● **Brief**: Starting with the first line of the data that follows, transcribe every line verbatim until the line containing "values.forEach((v, s) =>" has been transcribed.

● **Available data**:
++++++

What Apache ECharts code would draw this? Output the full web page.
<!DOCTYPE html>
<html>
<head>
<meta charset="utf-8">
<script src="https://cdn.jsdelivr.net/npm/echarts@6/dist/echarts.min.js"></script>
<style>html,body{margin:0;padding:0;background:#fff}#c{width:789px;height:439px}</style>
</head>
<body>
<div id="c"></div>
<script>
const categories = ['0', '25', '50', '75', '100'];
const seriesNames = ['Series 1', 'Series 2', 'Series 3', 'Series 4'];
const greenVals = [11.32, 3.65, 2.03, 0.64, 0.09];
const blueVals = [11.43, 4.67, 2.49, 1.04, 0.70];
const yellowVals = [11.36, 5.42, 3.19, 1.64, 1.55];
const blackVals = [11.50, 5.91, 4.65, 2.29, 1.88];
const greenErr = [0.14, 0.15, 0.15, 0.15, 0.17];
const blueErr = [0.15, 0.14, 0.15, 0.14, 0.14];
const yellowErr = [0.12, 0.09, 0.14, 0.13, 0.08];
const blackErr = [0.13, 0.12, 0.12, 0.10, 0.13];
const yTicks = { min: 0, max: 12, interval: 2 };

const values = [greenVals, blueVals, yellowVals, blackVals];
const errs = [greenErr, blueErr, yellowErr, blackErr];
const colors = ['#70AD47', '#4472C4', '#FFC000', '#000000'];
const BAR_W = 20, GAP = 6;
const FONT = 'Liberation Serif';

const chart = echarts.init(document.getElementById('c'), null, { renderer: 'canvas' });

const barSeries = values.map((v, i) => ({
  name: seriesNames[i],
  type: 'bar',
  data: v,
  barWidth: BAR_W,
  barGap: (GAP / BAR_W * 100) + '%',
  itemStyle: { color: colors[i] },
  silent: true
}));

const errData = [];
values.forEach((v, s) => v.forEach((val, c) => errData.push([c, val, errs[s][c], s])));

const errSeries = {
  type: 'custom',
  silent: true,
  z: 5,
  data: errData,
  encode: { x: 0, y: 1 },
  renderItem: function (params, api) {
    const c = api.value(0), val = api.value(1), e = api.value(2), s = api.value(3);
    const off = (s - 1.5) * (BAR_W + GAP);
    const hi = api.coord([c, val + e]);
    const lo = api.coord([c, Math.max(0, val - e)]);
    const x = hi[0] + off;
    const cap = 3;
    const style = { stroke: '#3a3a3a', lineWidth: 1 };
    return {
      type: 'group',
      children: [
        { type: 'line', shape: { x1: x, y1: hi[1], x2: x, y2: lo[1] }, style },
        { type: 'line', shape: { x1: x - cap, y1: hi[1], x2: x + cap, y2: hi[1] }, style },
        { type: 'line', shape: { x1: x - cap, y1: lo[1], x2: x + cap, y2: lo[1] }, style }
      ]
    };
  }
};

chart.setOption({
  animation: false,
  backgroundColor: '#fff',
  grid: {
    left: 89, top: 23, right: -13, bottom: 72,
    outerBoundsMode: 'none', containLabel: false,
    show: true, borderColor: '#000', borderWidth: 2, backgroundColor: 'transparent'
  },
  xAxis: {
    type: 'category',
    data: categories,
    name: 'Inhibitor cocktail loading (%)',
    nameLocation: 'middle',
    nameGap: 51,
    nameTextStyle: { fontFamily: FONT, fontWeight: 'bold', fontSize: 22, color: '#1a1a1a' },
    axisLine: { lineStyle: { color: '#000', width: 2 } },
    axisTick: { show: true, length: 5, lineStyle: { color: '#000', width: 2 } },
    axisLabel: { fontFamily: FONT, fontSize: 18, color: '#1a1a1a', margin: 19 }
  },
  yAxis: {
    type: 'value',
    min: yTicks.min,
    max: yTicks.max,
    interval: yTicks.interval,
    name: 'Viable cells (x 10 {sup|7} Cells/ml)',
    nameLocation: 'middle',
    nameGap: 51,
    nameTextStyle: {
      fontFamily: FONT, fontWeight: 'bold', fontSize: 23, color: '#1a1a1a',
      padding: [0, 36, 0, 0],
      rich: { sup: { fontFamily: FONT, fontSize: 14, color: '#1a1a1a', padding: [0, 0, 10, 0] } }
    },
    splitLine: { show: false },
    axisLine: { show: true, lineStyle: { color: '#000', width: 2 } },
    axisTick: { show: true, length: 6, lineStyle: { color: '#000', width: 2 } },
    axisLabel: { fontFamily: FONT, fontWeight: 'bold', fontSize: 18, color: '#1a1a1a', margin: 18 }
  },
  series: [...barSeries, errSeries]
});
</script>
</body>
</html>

++++++

● **Answer in full**:
What Apache ECharts code would draw this? Output the full web page.
<!DOCTYPE html>
<html>
<head>
<meta charset="utf-8">
<script src="https://cdn.jsdelivr.net/npm/echarts@6/dist/echarts.min.js"></script>
<style>html,body{margin:0;padding:0;background:#fff}#c{width:789px;height:439px}</style>
</head>
<body>
<div id="c"></div>
<script>
const categories = ['0', '25', '50', '75', '100'];
const seriesNames = ['Series 1', 'Series 2', 'Series 3', 'Series 4'];
const greenVals = [11.32, 3.65, 2.03, 0.64, 0.09];
const blueVals = [11.43, 4.67, 2.49, 1.04, 0.70];
const yellowVals = [11.36, 5.42, 3.19, 1.64, 1.55];
const blackVals = [11.50, 5.91, 4.65, 2.29, 1.88];
const greenErr = [0.14, 0.15, 0.15, 0.15, 0.17];
const blueErr = [0.15, 0.14, 0.15, 0.14, 0.14];
const yellowErr = [0.12, 0.09, 0.14, 0.13, 0.08];
const blackErr = [0.13, 0.12, 0.12, 0.10, 0.13];
const yTicks = { min: 0, max: 12, interval: 2 };

const values = [greenVals, blueVals, yellowVals, blackVals];
const errs = [greenErr, blueErr, yellowErr, blackErr];
const colors = ['#70AD47', '#4472C4', '#FFC000', '#000000'];
const BAR_W = 20, GAP = 6;
const FONT = 'Liberation Serif';

const chart = echarts.init(document.getElementById('c'), null, { renderer: 'canvas' });

const barSeries = values.map((v, i) => ({
  name: seriesNames[i],
  type: 'bar',
  data: v,
  barWidth: BAR_W,
  barGap: (GAP / BAR_W * 100) + '%',
  itemStyle: { color: colors[i] },
  silent: true
}));

const errData = [];
values.forEach((v, s) => v.forEach((val, c) => errData.push([c, val, errs[s][c], s])));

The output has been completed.